=== Data extract ===
— start —
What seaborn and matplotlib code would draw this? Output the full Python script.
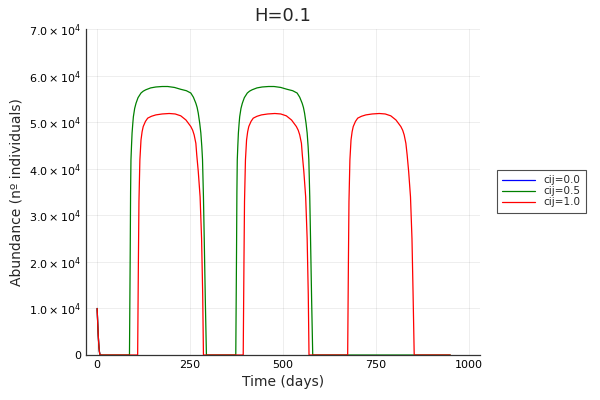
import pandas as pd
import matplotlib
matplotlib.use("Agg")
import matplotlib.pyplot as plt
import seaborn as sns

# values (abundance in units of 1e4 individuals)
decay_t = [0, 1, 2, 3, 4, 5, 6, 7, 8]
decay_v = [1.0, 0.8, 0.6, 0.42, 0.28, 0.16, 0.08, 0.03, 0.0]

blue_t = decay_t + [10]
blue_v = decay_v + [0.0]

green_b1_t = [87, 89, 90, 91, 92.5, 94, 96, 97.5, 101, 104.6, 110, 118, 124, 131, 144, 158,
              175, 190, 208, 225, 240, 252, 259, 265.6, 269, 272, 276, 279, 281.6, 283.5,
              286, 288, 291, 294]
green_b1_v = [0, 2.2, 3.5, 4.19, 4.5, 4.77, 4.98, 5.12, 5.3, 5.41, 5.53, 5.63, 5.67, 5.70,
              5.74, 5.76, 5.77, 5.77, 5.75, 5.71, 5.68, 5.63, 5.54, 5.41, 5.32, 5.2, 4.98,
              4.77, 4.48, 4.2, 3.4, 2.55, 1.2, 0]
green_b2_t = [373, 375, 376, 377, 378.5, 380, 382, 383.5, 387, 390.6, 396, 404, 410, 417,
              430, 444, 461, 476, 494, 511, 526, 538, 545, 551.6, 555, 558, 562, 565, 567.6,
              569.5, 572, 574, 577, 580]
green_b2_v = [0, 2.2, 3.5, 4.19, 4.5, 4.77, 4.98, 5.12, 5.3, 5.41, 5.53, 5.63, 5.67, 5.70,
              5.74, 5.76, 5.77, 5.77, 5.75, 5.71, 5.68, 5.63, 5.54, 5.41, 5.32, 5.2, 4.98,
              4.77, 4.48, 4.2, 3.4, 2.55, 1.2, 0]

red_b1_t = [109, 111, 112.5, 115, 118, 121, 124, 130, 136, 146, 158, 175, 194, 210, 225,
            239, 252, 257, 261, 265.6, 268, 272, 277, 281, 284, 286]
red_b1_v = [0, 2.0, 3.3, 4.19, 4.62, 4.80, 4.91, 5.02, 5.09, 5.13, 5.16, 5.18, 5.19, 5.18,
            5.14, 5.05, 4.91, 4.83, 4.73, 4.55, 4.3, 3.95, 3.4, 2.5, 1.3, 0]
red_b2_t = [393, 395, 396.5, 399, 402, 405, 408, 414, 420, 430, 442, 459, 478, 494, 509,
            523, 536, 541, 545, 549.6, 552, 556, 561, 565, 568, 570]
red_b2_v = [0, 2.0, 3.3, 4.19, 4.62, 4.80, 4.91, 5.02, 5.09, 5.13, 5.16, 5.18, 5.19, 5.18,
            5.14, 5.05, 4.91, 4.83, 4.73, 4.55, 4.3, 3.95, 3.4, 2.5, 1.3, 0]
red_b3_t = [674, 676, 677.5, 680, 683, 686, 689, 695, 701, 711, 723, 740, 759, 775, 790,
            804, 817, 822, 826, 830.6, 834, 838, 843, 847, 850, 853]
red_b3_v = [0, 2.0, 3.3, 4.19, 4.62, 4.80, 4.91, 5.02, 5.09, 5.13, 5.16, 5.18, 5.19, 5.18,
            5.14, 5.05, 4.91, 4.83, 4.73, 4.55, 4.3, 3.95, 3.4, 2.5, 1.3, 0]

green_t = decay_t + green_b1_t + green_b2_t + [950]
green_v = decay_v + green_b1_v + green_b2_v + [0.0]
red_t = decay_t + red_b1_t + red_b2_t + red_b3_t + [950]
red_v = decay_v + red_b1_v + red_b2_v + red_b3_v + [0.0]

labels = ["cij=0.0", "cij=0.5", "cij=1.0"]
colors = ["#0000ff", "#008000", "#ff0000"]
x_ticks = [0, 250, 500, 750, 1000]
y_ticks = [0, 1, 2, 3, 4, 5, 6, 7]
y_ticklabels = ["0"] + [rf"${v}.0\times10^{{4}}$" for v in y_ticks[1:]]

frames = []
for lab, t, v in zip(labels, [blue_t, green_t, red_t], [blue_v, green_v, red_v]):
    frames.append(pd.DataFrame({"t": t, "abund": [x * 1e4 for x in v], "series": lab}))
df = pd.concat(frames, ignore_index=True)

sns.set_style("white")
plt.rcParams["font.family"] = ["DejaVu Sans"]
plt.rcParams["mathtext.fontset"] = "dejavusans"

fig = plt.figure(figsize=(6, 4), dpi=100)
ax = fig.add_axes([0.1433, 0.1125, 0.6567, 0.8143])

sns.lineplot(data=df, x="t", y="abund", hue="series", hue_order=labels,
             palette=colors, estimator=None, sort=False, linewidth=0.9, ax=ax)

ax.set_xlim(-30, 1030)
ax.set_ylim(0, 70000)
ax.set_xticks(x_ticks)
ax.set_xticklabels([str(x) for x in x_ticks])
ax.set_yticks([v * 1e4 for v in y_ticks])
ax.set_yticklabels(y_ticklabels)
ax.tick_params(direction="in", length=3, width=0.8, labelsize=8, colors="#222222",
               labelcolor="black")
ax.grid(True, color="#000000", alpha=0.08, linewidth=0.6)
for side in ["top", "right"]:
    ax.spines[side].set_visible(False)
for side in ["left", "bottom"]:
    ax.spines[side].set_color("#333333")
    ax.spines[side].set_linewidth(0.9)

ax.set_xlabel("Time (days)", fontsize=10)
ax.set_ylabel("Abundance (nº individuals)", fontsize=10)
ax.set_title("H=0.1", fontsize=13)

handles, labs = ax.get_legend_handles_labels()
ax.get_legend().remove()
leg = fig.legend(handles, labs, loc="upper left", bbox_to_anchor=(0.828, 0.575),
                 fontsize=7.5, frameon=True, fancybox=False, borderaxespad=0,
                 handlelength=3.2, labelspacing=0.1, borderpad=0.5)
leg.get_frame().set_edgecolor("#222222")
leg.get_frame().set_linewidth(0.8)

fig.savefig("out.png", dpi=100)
— end —
=== What is required ===
Return the material exactly as given, apart from the pictures.

=== Problem solution ===
What seaborn and matplotlib code would draw this? Output the full Python script.
import pandas as pd
import matplotlib
matplotlib.use("Agg")
import matplotlib.pyplot as plt
import seaborn as sns

# values (abundance in units of 1e4 individuals)
decay_t = [0, 1, 2, 3, 4, 5, 6, 7, 8]
decay_v = [1.0, 0.8, 0.6, 0.42, 0.28, 0.16, 0.08, 0.03, 0.0]

blue_t = decay_t + [10]
blue_v = decay_v + [0.0]

green_b1_t = [87, 89, 90, 91, 92.5, 94, 96, 97.5, 101, 104.6, 110, 118, 124, 131, 144, 158,
              175, 190, 208, 225, 240, 252, 259, 265.6, 269, 272, 276, 279, 281.6, 283.5,
              286, 288, 291, 294]
green_b1_v = [0, 2.2, 3.5, 4.19, 4.5, 4.77, 4.98, 5.12, 5.3, 5.41, 5.53, 5.63, 5.67, 5.70,
              5.74, 5.76, 5.77, 5.77, 5.75, 5.71, 5.68, 5.63, 5.54, 5.41, 5.32, 5.2, 4.98,
              4.77, 4.48, 4.2, 3.4, 2.55, 1.2, 0]
green_b2_t = [373, 375, 376, 377, 378.5, 380, 382, 383.5, 387, 390.6, 396, 404, 410, 417,
              430, 444, 461, 476, 494, 511, 526, 538, 545, 551.6, 555, 558, 562, 565, 567.6,
              569.5, 572, 574, 577, 580]
green_b2_v = [0, 2.2, 3.5, 4.19, 4.5, 4.77, 4.98, 5.12, 5.3, 5.41, 5.53, 5.63, 5.67, 5.70,
              5.74, 5.76, 5.77, 5.77, 5.75, 5.71, 5.68, 5.63, 5.54, 5.41, 5.32, 5.2, 4.98,
              4.77, 4.48, 4.2, 3.4, 2.55, 1.2, 0]

red_b1_t = [109, 111, 112.5, 115, 118, 121, 124, 130, 136, 146, 158, 175, 194, 210, 225,
            239, 252, 257, 261, 265.6, 268, 272, 277, 281, 284, 286]
red_b1_v = [0, 2.0, 3.3, 4.19, 4.62, 4.80, 4.91, 5.02, 5.09, 5.13, 5.16, 5.18, 5.19, 5.18,
            5.14, 5.05, 4.91, 4.83, 4.73, 4.55, 4.3, 3.95, 3.4, 2.5, 1.3, 0]
red_b2_t = [393, 395, 396.5, 399, 402, 405, 408, 414, 420, 430, 442, 459, 478, 494, 509,
            523, 536, 541, 545, 549.6, 552, 556, 561, 565, 568, 570]
red_b2_v = [0, 2.0, 3.3, 4.19, 4.62, 4.80, 4.91, 5.02, 5.09, 5.13, 5.16, 5.18, 5.19, 5.18,
            5.14, 5.05, 4.91, 4.83, 4.73, 4.55, 4.3, 3.95, 3.4, 2.5, 1.3, 0]
red_b3_t = [674, 676, 677.5, 680, 683, 686, 689, 695, 701, 711, 723, 740, 759, 775, 790,
            804, 817, 822, 826, 830.6, 834, 838, 843, 847, 850, 853]
red_b3_v = [0, 2.0, 3.3, 4.19, 4.62, 4.80, 4.91, 5.02, 5.09, 5.13, 5.16, 5.18, 5.19, 5.18,
            5.14, 5.05, 4.91, 4.83, 4.73, 4.55, 4.3, 3.95, 3.4, 2.5, 1.3, 0]

green_t = decay_t + green_b1_t + green_b2_t + [950]
green_v = decay_v + green_b1_v + green_b2_v + [0.0]
red_t = decay_t + red_b1_t + red_b2_t + red_b3_t + [950]
red_v = decay_v + red_b1_v + red_b2_v + red_b3_v + [0.0]

labels = ["cij=0.0", "cij=0.5", "cij=1.0"]
colors = ["#0000ff", "#008000", "#ff0000"]
x_ticks = [0, 250, 500, 750, 1000]
y_ticks = [0, 1, 2, 3, 4, 5, 6, 7]
y_ticklabels = ["0"] + [rf"${v}.0\times10^{{4}}$" for v in y_ticks[1:]]

frames = []
for lab, t, v in zip(labels, [blue_t, green_t, red_t], [blue_v, green_v, red_v]):
    frames.append(pd.DataFrame({"t": t, "abund": [x * 1e4 for x in v], "series": lab}))
df = pd.concat(frames, ignore_index=True)

sns.set_style("white")
plt.rcParams["font.family"] = ["DejaVu Sans"]
plt.rcParams["mathtext.fontset"] = "dejavusans"

fig = plt.figure(figsize=(6, 4), dpi=100)
ax = fig.add_axes([0.1433, 0.1125, 0.6567, 0.8143])

sns.lineplot(data=df, x="t", y="abund", hue="series", hue_order=labels,
             palette=colors, estimator=None, sort=False, linewidth=0.9, ax=ax)

ax.set_xlim(-30, 1030)
ax.set_ylim(0, 70000)
ax.set_xticks(x_ticks)
ax.set_xticklabels([str(x) for x in x_ticks])
ax.set_yticks([v * 1e4 for v in y_ticks])
ax.set_yticklabels(y_ticklabels)
ax.tick_params(direction="in", length=3, width=0.8, labelsize=8, colors="#222222",
               labelcolor="black")
ax.grid(True, color="#000000", alpha=0.08, linewidth=0.6)
for side in ["top", "right"]:
    ax.spines[side].set_visible(False)
for side in ["left", "bottom"]:
    ax.spines[side].set_color("#333333")
    ax.spines[side].set_linewidth(0.9)

ax.set_xlabel("Time (days)", fontsize=10)
ax.set_ylabel("Abundance (nº individuals)", fontsize=10)
ax.set_title("H=0.1", fontsize=13)

handles, labs = ax.get_legend_handles_labels()
ax.get_legend().remove()
leg = fig.legend(handles, labs, loc="upper left", bbox_to_anchor=(0.828, 0.575),
                 fontsize=7.5, frameon=True, fancybox=False, borderaxespad=0,
                 handlelength=3.2, labelspacing=0.1, borderpad=0.5)
leg.get_frame().set_edgecolor("#222222")
leg.get_frame().set_linewidth(0.8)

fig.savefig("out.png", dpi=100)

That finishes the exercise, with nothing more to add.